People who work in the private aviation industry constantly stress the need for would-be aircraft buyers and sellers to assemble a team of professionals to support them in the purchase or sale of business jet aircraft. That team includes brokers, attorneys, financial advisors, aircraft managers, technical advisors, lenders, insurers and title and escrow handlers. What’s critical, however, is that the members of the team actually have experience and expertise in handling private aircraft transactions. A failure to includes knowledgeable and seasoned pros on your team can have disastrous consequences.
The attorneys at Aerlex Law Group have handled over 1,000 whole and fractional aircraft acquisitions over the past 17+ years and while we regularly give this advice to potential or new clients, we tend to treat the guidance as pro forma, a given, “why of course, why would you do anything else?” That being said, I am approached periodically by would-be clients who want Aerlex to help them fix problems that have already erupted – and I am sometimes astounded to learn of mistakes that were made, even when the buyer or seller had legal counsel involved. What it proves, beyond a shadow of a doubt, is that our industry has its own unique methods and protocols and those procedures are in place for a reason.

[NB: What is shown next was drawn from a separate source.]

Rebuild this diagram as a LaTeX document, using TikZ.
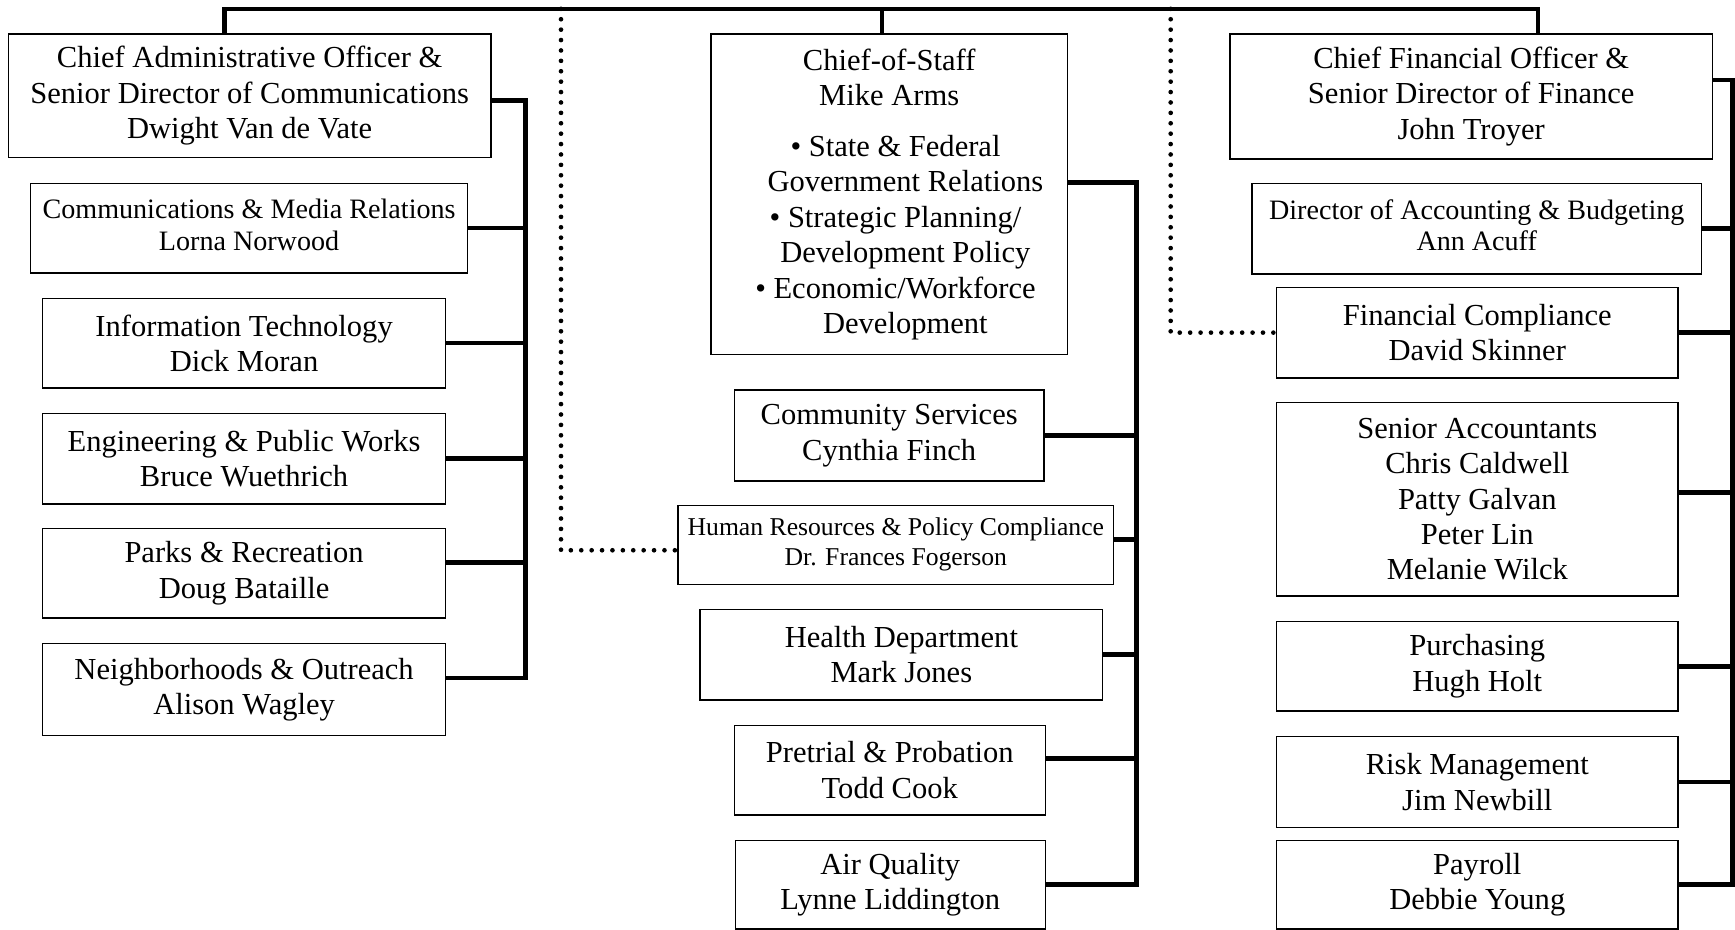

Here are a couple of examples (names have been omitted and the facts have been changed somewhat to preserve confidentiality).
I was contacted recently about what sorts of remedies might be available for a would-be buyer who had intended to buy a large, long-range, pre-owned aircraft in a situation where the parties had signed a purchase agreement and then, a few months later, the transaction had been cancelled. Among the facts I was presented with were the following:
✈ The buyer had made multiple seven-figure deposits and had paid the money directly to the seller and not into an escrow account;
✈ The buyer and seller had entered into a cancellation agreement, which called for the seller to refund the deposits, but no provision had been made for creating a mortgage or other security interests in the aircraft;
✈ Buyer had not sought to record anything on either the United States Civil Aircraft Registry or with the International Registry regarding the aircraft and, not surprisingly, the seller had not offered to sign and record a mortgage or security agreement with the FAA or file a notice of an international interest with the IR;
✈ The purchase agreement the buyer had signed was with a party that did not actually own the aircraft but was an affiliate of the title holder; however, the entities were formed in two different states and it was unclear whether the party that had signed the purchase agreement had the authority to bind the aircraft owner;
✈ The buyer had run a title search on the aircraft prior to signing the purchase agreement, but had not sought to update the title search prior to signing the cancellation agreement and could not say, at the moment it contacted Aerlex, whether the owner still had clear title to the airframe or engines. In the absence of recorded interests, there was nothing recorded anywhere that would put a bona fide third-party purchaser on notice of the previous buyer’s rights regarding recovery of the unreimbursed deposits paid toward the aircraft. It is basic, black letter law that a bona fide purchaser, acting in good faith and without notice of any other party’s claim against the property, takes good title to the property despite any competing adverse claims. Parties holding competing adverse claims may bring an action only against the party who fraudulently transferred the property to the bona fide purchaser.
The buyer explained to me that they understood some, though not all of these potential risks, but the seller was rushing them to make the original deal and they feared they would lose the aircraft to another buyer if they didn’t accede to the seller’s demands. Initial mistakes were compounded and cascaded as the transaction unraveled.
I doubt any of these problems would have occurred if the buyer had employed legal counsel, or a broker, or lender, or title company with aviation expertise – but that’s not how the transaction had unfolded. The buyer’s advisors didn’t know what they didn’t know.
The takeaway from this sorry tale should be clear: It’s not enough to merely assemble an aircraft acquisition team; you need knowledgeable, experienced and savvy pros supporting you every step of the way – both to make certain things go right, but also to anticipate the potential problems in case things go wrong and help you avoid potentially ruinous mistakes.